### DATA SECTION
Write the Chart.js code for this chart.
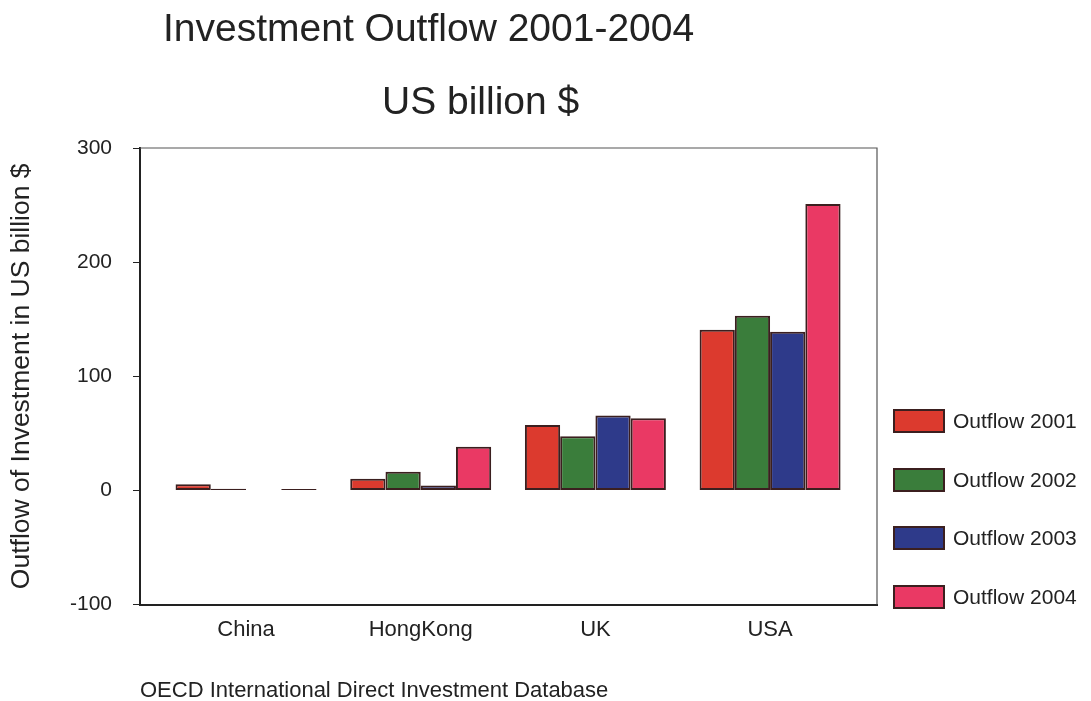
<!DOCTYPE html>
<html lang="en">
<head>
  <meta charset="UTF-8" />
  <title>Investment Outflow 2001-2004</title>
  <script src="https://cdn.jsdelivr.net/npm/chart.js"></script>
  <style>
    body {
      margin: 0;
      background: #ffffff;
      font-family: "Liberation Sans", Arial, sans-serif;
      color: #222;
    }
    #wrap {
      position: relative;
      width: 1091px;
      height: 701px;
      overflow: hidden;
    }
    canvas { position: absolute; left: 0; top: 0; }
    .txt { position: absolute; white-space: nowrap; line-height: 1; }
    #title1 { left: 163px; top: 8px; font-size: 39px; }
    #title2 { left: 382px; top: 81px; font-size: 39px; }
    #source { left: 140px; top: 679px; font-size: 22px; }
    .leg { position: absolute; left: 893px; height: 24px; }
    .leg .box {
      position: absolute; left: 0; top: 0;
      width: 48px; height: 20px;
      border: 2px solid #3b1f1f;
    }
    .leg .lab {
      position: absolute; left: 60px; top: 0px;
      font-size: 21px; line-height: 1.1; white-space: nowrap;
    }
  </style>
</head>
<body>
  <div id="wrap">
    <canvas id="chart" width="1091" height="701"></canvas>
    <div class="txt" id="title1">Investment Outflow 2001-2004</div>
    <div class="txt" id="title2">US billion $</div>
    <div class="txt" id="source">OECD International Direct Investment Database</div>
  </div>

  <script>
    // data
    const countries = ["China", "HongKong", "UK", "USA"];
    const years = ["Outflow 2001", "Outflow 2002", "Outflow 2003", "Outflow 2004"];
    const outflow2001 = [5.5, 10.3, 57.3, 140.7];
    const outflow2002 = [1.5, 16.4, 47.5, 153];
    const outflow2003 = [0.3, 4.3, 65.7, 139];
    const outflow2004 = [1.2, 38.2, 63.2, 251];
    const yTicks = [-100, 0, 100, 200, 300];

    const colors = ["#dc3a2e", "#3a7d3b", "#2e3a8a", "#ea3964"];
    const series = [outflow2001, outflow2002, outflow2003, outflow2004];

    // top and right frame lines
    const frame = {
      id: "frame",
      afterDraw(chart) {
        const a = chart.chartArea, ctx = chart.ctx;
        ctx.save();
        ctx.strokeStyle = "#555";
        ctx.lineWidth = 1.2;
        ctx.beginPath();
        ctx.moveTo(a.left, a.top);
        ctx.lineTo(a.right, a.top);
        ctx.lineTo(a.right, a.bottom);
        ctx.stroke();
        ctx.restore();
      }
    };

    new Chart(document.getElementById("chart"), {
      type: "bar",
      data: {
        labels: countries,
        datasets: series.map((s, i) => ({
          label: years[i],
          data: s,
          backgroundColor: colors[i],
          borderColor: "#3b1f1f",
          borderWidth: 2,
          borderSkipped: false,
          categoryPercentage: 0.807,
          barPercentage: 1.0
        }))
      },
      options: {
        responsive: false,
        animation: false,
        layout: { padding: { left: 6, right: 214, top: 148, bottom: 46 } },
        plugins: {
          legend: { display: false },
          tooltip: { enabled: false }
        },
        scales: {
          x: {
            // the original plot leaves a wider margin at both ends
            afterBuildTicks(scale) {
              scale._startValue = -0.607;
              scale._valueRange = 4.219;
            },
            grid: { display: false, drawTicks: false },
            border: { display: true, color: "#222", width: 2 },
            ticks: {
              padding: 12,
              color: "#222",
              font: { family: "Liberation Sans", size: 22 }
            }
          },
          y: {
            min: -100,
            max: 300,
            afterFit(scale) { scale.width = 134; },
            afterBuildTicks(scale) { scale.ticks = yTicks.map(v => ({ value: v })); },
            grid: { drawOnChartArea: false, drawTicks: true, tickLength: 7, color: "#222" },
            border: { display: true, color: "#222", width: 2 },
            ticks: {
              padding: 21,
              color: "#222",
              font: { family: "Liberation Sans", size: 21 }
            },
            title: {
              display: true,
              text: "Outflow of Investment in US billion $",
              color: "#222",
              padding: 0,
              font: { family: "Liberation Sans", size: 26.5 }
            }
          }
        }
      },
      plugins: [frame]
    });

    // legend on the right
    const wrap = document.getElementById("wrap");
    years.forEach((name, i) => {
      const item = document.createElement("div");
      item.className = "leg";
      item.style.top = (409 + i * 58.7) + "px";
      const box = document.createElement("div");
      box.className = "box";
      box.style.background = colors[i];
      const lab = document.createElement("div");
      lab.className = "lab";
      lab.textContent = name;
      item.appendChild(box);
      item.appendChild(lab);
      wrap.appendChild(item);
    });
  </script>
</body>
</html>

### STATED GOAL
Print out the whole of the material word for word, without pictures.

### ANSWER TO THIS EXERCISE
Write the Chart.js code for this chart.
<!DOCTYPE html>
<html lang="en">
<head>
  <meta charset="UTF-8" />
  <title>Investment Outflow 2001-2004</title>
  <script src="https://cdn.jsdelivr.net/npm/chart.js"></script>
  <style>
    body {
      margin: 0;
      background: #ffffff;
      font-family: "Liberation Sans", Arial, sans-serif;
      color: #222;
    }
    #wrap {
      position: relative;
      width: 1091px;
      height: 701px;
      overflow: hidden;
    }
    canvas { position: absolute; left: 0; top: 0; }
    .txt { position: absolute; white-space: nowrap; line-height: 1; }
    #title1 { left: 163px; top: 8px; font-size: 39px; }
    #title2 { left: 382px; top: 81px; font-size: 39px; }
    #source { left: 140px; top: 679px; font-size: 22px; }
    .leg { position: absolute; left: 893px; height: 24px; }
    .leg .box {
      position: absolute; left: 0; top: 0;
      width: 48px; height: 20px;
      border: 2px solid #3b1f1f;
    }
    .leg .lab {
      position: absolute; left: 60px; top: 0px;
      font-size: 21px; line-height: 1.1; white-space: nowrap;
    }
  </style>
</head>
<body>
  <div id="wrap">
    <canvas id="chart" width="1091" height="701"></canvas>
    <div class="txt" id="title1">Investment Outflow 2001-2004</div>
    <div class="txt" id="title2">US billion $</div>
    <div class="txt" id="source">OECD International Direct Investment Database</div>
  </div>

  <script>
    // data
    const countries = ["China", "HongKong", "UK", "USA"];
    const years = ["Outflow 2001", "Outflow 2002", "Outflow 2003", "Outflow 2004"];
    const outflow2001 = [5.5, 10.3, 57.3, 140.7];
    const outflow2002 = [1.5, 16.4, 47.5, 153];
    const outflow2003 = [0.3, 4.3, 65.7, 139];
    const outflow2004 = [1.2, 38.2, 63.2, 251];
    const yTicks = [-100, 0, 100, 200, 300];

    const colors = ["#dc3a2e", "#3a7d3b", "#2e3a8a", "#ea3964"];
    const series = [outflow2001, outflow2002, outflow2003, outflow2004];

    // top and right frame lines
    const frame = {
      id: "frame",
      afterDraw(chart) {
        const a = chart.chartArea, ctx = chart.ctx;
        ctx.save();
        ctx.strokeStyle = "#555";
        ctx.lineWidth = 1.2;
        ctx.beginPath();
        ctx.moveTo(a.left, a.top);
        ctx.lineTo(a.right, a.top);
        ctx.lineTo(a.right, a.bottom);
        ctx.stroke();
        ctx.restore();
      }
    };

    new Chart(document.getElementById("chart"), {
      type: "bar",
      data: {
        labels: countries,
        datasets: series.map((s, i) => ({
          label: years[i],
          data: s,
          backgroundColor: colors[i],
          borderColor: "#3b1f1f",
          borderWidth: 2,
          borderSkipped: false,
          categoryPercentage: 0.807,
          barPercentage: 1.0
        }))
      },
      options: {
        responsive: false,
        animation: false,
        layout: { padding: { left: 6, right: 214, top: 148, bottom: 46 } },
        plugins: {
          legend: { display: false },
          tooltip: { enabled: false }
        },
        scales: {
          x: {
            // the original plot leaves a wider margin at both ends
            afterBuildTicks(scale) {
              scale._startValue = -0.607;
              scale._valueRange = 4.219;
            },
            grid: { display: false, drawTicks: false },
            border: { display: true, color: "#222", width: 2 },
            ticks: {
              padding: 12,
              color: "#222",
              font: { family: "Liberation Sans", size: 22 }
            }
          },
          y: {
            min: -100,
            max: 300,
            afterFit(scale) { scale.width = 134; },
            afterBuildTicks(scale) { scale.ticks = yTicks.map(v => ({ value: v })); },
            grid: { drawOnChartArea: false, drawTicks: true, tickLength: 7, color: "#222" },
            border: { display: true, color: "#222", width: 2 },
            ticks: {
              padding: 21,
              color: "#222",
              font: { family: "Liberation Sans", size: 21 }
            },
            title: {
              display: true,
              text: "Outflow of Investment in US billion $",
              color: "#222",
              padding: 0,
              font: { family: "Liberation Sans", size: 26.5 }
            }
          }
        }
      },
      plugins: [frame]
    });

    // legend on the right
    const wrap = document.getElementById("wrap");
    years.forEach((name, i) => {
      const item = document.createElement("div");
      item.className = "leg";
      item.style.top = (409 + i * 58.7) + "px";
      const box = document.createElement("div");
      box.className = "box";
      box.style.background = colors[i];
      const lab = document.createElement("div");
      lab.className = "lab";
      lab.textContent = name;
      item.appendChild(box);
      item.appendChild(lab);
      wrap.appendChild(item);
    });
  </script>
</body>
</html>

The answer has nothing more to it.